I'm crashing history and thought it'd be a good idea to hopefully get advice/tips for people who have sat it previously and for people sitting it this year to discuss things and share information. :smile:
Reply 1
I'm sitting it this year(6th year) and am finding analysis difficult,I chose to do it this year instead of 5th year,so I've forgotten some of the skills at SG. I can have pro points for an arguments,but find it difficult to counter argue them.
Reply 2
I'm crashing this year too! :smile:
Reply 3
I haven't started analysis stuff yet and people keep saying it's really difficult and I haven't done SG so I don't know the skills D: haha
Reply 4
The best tip I can offer is to always argue in your essays. It's not really a skill you get taught, its one you have to learn as you go along.

I wouldn't worry about crashing it, though I did history at SG, no knowledge or skills are needed from this to do higher. Though it would have helped when it comes to answering sources, you are in no way disadvantaged.
Reply 5
Original post by golfpro14
The best tip I can offer is to always argue in your essays. It's not really a skill you get taught, its one you have to learn as you go along.

I wouldn't worry about crashing it, though I did history at SG, no knowledge or skills are needed from this to do higher. Though it would have helped when it comes to answering sources, you are in no way disadvantaged.


Really?
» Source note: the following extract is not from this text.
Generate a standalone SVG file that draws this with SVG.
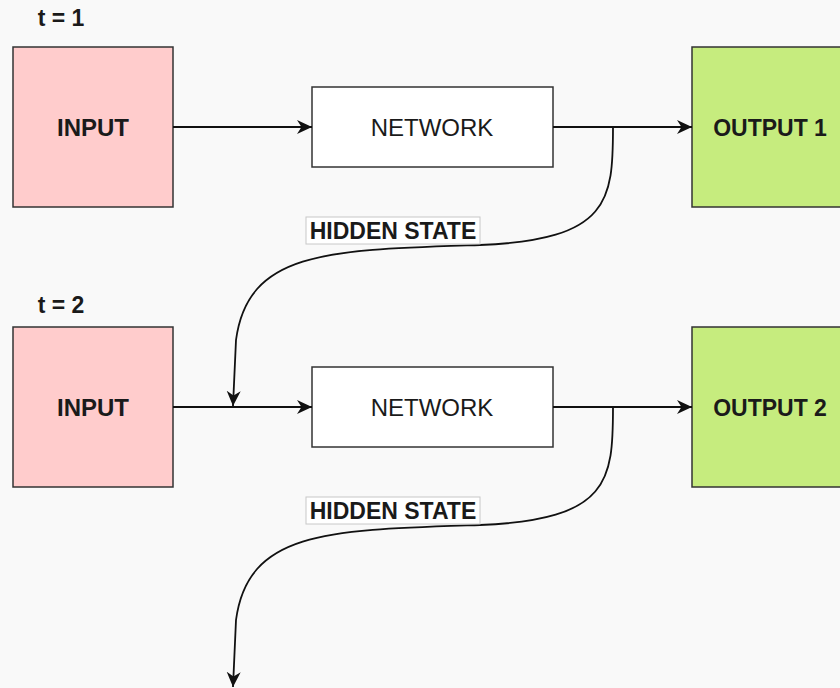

Our teacher pretty much said "Forget everything from SG" :lol:

I'm taking higher this year too. :smile:
Reply 6
Original post by emmasaur
Really? Our teacher pretty much said "Forget everything from SG" :lol:

I'm taking higher this year too. :smile:


Some of the sources Q's at SG are the same at higher, like "How useful..." But your answers have to be much, much longer and there is a greater emphasis on using recalled knowledge than just copying from the source, which is probably why your teacher said that.
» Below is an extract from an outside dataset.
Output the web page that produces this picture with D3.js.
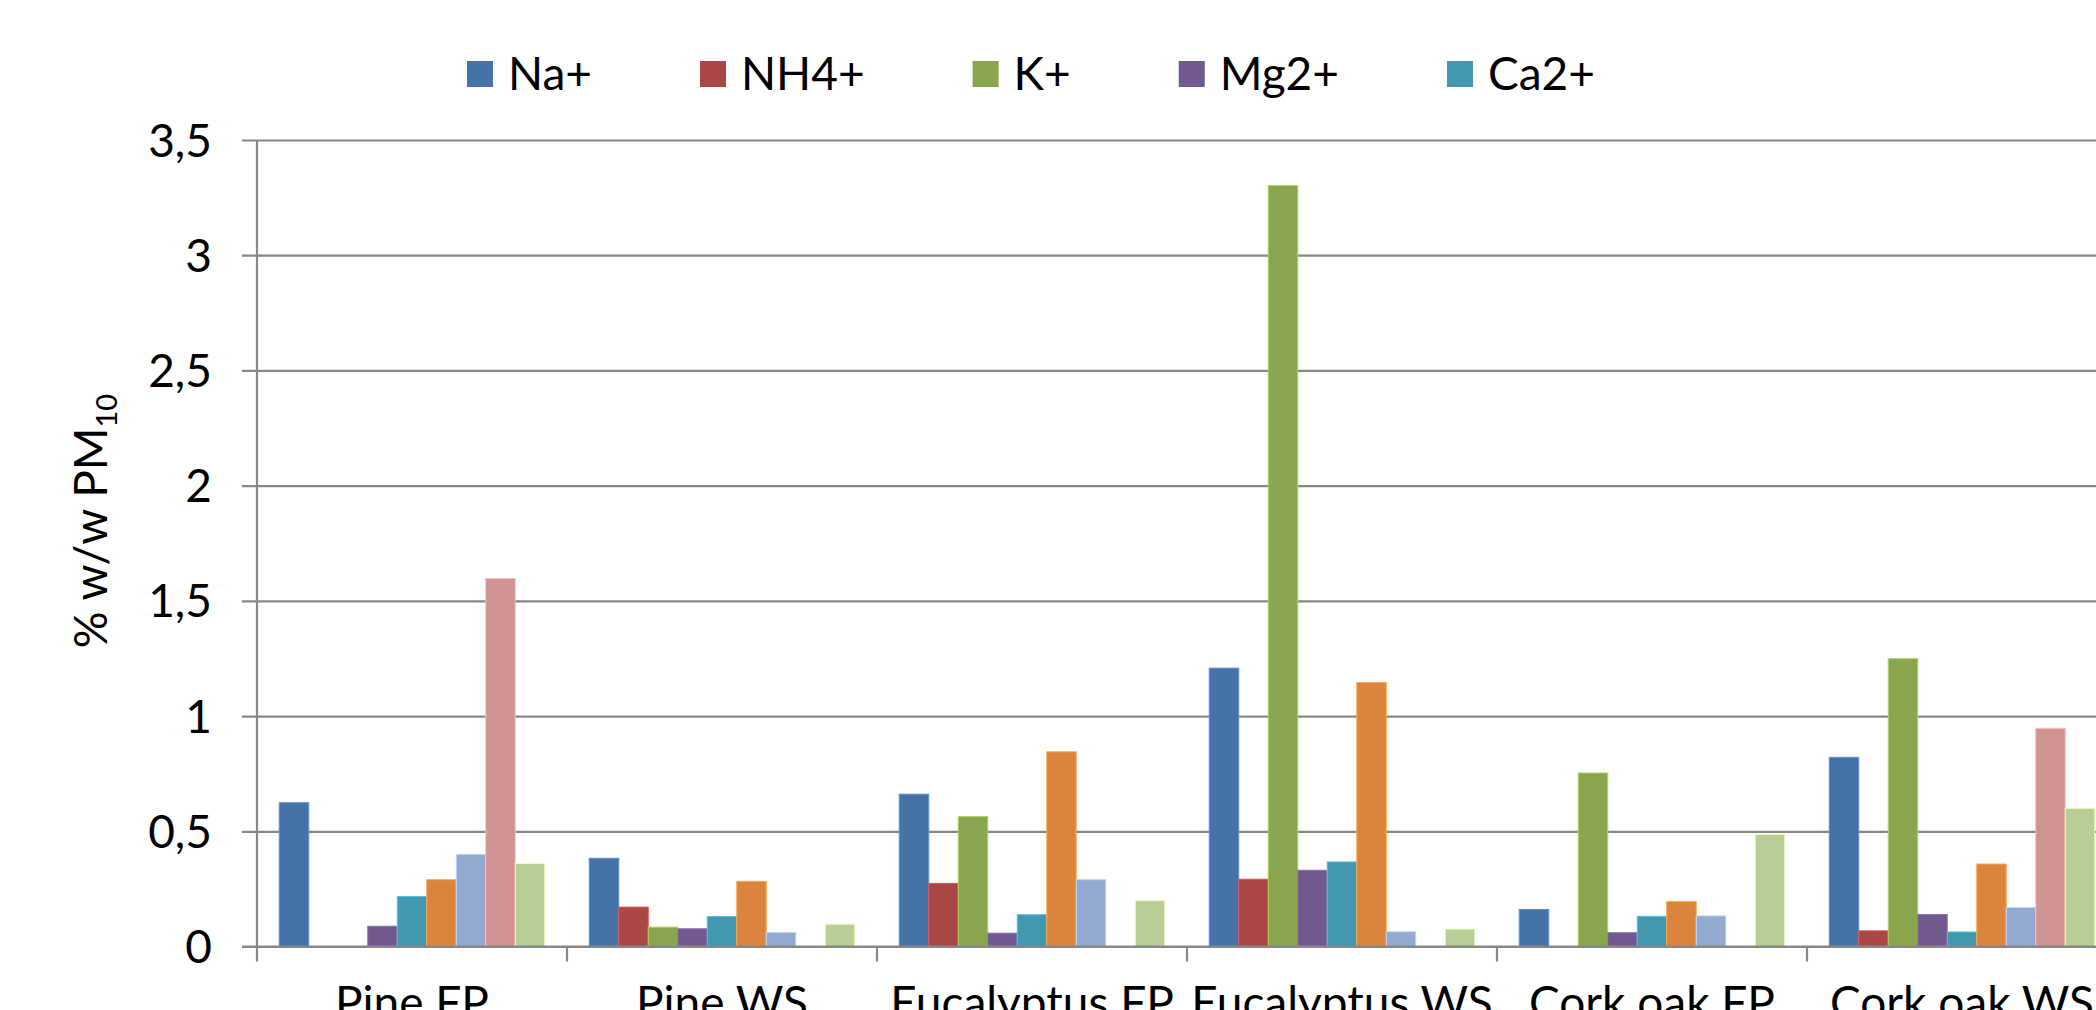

The SQA must be pretty strict at marking them too, as I failed the sources paper of this year's exam despite almost getting full marks in the prelim...
Reply 7
This thread is a bit old(ish) but I was hoping someone on here could help me with a history essay I'm struggling with. What factors lead to the acts being passed? (democracy topic) I'm having so much trouble with it.
Reply 8
Original post by OddThings
This thread is a bit old(ish) but I was hoping someone on here could help me with a history essay I'm struggling with. What factors lead to the acts being passed? (democracy topic) I'm having so much trouble with it.


Democracy topic? Democracy where - Scotland, England, Wales, USA, Germany.... Space? Obviously I'm going off topic there since Germany became a dictatorship but that's not the point. I would help if it was more specific.

Back to the main thread, like others have said, my teacher also told me to forget everything from SG. In the exam, the questions are similar style, but there's more involvement with essays. The key to essays which I am starting to pick up on is practice. The more essays you do - the higher the grade you will get in the long term. I was constantly getting told that my essays were 'good' but I needed more analysis. All you simply have to do is comment on whatever you're analysing, and say how it could be improved or whatever. Also, you will only really get a good grade A essay if you include at least 2 quotes. I've noticed I also get better marks when I include historiography (arguments between historians with opposing views).
So far I've just finished the Germany topic and starting on Scotland. For Germany there's only about 5-10% of the same stuff from SG e.g. Hitler's revolution and little things like the Reichstag Fire, 'Night of the Long Knives'. :yy:
(edited 12 years ago)
Reply 9
What topics are people doing?

For Paper 1, I'm doing Britain 1851-1951 and the USA 1918-1968 and for paper 2, The Wars of Independence.